__Goal of the exercise__
Below are records; reproduce exactly the lines from the one that has "Give me the" through the one that has "const rightAxisTitle = 'Tasa paro';", ends included, and nothing more.

__Input rows__
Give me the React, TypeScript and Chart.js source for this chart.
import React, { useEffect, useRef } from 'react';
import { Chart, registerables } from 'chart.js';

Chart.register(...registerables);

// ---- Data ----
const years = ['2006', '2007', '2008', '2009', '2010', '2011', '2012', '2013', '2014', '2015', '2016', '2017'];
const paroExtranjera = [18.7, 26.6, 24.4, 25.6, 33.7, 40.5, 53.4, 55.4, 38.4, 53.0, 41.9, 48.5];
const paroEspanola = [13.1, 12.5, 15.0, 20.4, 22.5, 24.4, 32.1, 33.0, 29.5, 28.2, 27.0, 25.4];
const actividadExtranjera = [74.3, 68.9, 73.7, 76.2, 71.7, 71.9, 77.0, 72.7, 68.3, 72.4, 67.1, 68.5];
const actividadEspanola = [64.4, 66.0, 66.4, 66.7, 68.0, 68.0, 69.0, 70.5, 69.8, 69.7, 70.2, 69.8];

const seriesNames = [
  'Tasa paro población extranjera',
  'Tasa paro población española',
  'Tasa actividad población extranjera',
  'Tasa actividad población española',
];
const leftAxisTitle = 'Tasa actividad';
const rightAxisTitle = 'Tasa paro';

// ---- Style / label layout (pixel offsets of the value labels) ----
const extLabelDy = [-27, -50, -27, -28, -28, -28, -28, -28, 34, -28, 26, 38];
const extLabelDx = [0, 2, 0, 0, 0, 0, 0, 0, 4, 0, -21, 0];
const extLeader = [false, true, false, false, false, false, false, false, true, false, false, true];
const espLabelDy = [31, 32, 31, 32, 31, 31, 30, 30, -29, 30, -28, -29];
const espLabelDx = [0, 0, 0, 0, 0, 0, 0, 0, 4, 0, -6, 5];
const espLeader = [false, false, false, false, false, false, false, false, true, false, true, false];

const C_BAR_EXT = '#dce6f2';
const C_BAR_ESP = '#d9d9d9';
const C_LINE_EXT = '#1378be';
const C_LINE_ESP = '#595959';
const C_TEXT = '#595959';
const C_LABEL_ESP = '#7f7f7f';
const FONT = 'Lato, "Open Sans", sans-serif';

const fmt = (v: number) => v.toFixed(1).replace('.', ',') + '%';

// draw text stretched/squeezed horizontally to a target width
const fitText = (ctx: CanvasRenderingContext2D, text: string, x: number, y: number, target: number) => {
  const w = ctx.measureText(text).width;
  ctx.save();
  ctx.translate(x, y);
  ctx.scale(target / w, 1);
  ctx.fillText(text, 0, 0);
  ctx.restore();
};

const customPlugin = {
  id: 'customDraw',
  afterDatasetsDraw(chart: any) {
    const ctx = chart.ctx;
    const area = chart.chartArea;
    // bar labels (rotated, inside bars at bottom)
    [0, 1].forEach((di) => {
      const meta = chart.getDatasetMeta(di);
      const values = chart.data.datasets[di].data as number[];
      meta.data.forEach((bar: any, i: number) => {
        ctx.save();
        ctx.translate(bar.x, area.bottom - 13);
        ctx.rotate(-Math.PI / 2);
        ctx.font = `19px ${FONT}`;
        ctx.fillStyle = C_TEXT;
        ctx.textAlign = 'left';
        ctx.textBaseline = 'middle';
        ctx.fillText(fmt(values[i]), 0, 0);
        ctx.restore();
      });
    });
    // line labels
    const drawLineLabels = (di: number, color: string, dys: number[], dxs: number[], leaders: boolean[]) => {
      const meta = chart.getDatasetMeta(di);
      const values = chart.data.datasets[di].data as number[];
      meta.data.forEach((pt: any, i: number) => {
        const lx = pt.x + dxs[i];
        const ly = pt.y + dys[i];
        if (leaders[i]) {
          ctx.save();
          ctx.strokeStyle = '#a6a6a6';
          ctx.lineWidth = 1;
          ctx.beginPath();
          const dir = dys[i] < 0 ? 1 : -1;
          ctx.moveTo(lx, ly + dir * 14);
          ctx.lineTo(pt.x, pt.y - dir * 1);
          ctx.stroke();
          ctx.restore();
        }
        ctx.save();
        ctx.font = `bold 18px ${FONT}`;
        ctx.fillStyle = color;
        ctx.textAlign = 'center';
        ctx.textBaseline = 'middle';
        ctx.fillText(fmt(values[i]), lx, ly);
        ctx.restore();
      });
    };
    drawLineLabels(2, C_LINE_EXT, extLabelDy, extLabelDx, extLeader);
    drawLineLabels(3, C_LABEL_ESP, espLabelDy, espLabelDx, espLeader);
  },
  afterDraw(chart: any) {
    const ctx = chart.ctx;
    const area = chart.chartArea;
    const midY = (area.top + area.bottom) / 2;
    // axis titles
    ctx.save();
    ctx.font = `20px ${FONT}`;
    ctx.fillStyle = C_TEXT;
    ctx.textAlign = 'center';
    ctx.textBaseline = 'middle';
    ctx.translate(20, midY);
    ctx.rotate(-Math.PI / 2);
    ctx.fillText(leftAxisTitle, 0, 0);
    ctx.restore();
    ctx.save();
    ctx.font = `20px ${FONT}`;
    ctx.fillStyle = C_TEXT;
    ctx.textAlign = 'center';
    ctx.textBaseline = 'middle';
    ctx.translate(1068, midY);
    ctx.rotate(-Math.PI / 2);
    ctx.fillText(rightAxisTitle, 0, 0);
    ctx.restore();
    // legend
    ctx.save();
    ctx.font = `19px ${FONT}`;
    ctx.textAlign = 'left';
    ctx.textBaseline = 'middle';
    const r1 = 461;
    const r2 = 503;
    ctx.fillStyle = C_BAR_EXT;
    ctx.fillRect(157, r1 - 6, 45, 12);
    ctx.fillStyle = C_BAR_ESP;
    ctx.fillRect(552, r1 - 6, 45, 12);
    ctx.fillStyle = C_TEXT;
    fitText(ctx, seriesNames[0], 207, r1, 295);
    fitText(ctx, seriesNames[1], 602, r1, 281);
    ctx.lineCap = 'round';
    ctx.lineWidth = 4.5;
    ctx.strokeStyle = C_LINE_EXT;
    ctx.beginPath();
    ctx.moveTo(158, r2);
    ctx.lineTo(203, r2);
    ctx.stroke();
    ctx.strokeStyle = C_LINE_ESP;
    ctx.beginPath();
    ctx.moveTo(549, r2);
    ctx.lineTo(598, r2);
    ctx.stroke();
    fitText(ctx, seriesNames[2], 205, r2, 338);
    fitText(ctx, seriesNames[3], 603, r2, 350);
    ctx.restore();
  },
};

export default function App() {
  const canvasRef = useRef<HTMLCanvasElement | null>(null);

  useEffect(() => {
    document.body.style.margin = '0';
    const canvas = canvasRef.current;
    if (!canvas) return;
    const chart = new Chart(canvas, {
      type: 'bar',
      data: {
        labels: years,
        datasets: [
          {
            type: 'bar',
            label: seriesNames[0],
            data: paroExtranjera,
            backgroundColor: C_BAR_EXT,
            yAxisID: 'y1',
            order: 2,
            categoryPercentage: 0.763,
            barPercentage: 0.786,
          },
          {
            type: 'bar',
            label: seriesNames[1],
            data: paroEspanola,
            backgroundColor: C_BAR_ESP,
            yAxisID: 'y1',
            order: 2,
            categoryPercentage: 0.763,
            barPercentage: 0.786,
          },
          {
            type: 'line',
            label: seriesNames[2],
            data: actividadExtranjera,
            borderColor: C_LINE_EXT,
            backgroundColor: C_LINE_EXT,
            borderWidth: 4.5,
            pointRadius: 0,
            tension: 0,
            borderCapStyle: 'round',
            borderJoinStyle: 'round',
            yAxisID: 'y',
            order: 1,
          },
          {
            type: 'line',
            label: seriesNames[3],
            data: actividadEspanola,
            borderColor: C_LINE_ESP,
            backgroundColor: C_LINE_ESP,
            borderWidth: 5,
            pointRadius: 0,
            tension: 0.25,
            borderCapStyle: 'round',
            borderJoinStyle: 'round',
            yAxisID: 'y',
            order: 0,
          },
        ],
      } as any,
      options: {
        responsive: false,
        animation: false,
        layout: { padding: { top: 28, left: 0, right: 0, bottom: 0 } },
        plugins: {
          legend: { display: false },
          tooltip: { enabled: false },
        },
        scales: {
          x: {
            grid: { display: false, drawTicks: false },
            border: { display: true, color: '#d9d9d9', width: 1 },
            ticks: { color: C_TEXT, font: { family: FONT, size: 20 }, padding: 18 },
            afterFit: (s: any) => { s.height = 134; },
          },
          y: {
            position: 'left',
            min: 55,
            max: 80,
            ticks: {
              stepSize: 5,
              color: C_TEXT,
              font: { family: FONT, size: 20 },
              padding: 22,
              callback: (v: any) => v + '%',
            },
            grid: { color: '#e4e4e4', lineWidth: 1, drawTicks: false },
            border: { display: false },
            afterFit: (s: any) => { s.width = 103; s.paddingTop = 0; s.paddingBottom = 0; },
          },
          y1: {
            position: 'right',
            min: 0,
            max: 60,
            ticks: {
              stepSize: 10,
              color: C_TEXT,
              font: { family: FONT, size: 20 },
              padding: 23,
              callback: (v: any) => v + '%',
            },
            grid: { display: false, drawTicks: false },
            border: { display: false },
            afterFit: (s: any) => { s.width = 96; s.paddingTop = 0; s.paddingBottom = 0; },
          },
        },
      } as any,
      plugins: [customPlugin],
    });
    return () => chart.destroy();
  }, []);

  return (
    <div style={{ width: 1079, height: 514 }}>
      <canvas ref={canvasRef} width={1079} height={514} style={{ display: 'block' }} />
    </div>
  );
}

* * *

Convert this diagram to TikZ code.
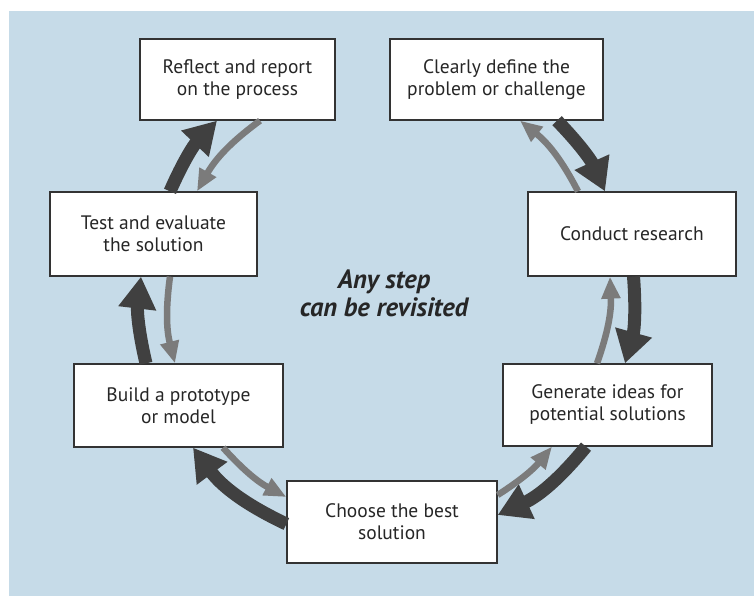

__Solution for this problem__
Give me the React, TypeScript and Chart.js source for this chart.
import React, { useEffect, useRef } from 'react';
import { Chart, registerables } from 'chart.js';

Chart.register(...registerables);

// ---- Data ----
const years = ['2006', '2007', '2008', '2009', '2010', '2011', '2012', '2013', '2014', '2015', '2016', '2017'];
const paroExtranjera = [18.7, 26.6, 24.4, 25.6, 33.7, 40.5, 53.4, 55.4, 38.4, 53.0, 41.9, 48.5];
const paroEspanola = [13.1, 12.5, 15.0, 20.4, 22.5, 24.4, 32.1, 33.0, 29.5, 28.2, 27.0, 25.4];
const actividadExtranjera = [74.3, 68.9, 73.7, 76.2, 71.7, 71.9, 77.0, 72.7, 68.3, 72.4, 67.1, 68.5];
const actividadEspanola = [64.4, 66.0, 66.4, 66.7, 68.0, 68.0, 69.0, 70.5, 69.8, 69.7, 70.2, 69.8];

const seriesNames = [
  'Tasa paro población extranjera',
  'Tasa paro población española',
  'Tasa actividad población extranjera',
  'Tasa actividad población española',
];
const leftAxisTitle = 'Tasa actividad';
const rightAxisTitle = 'Tasa paro';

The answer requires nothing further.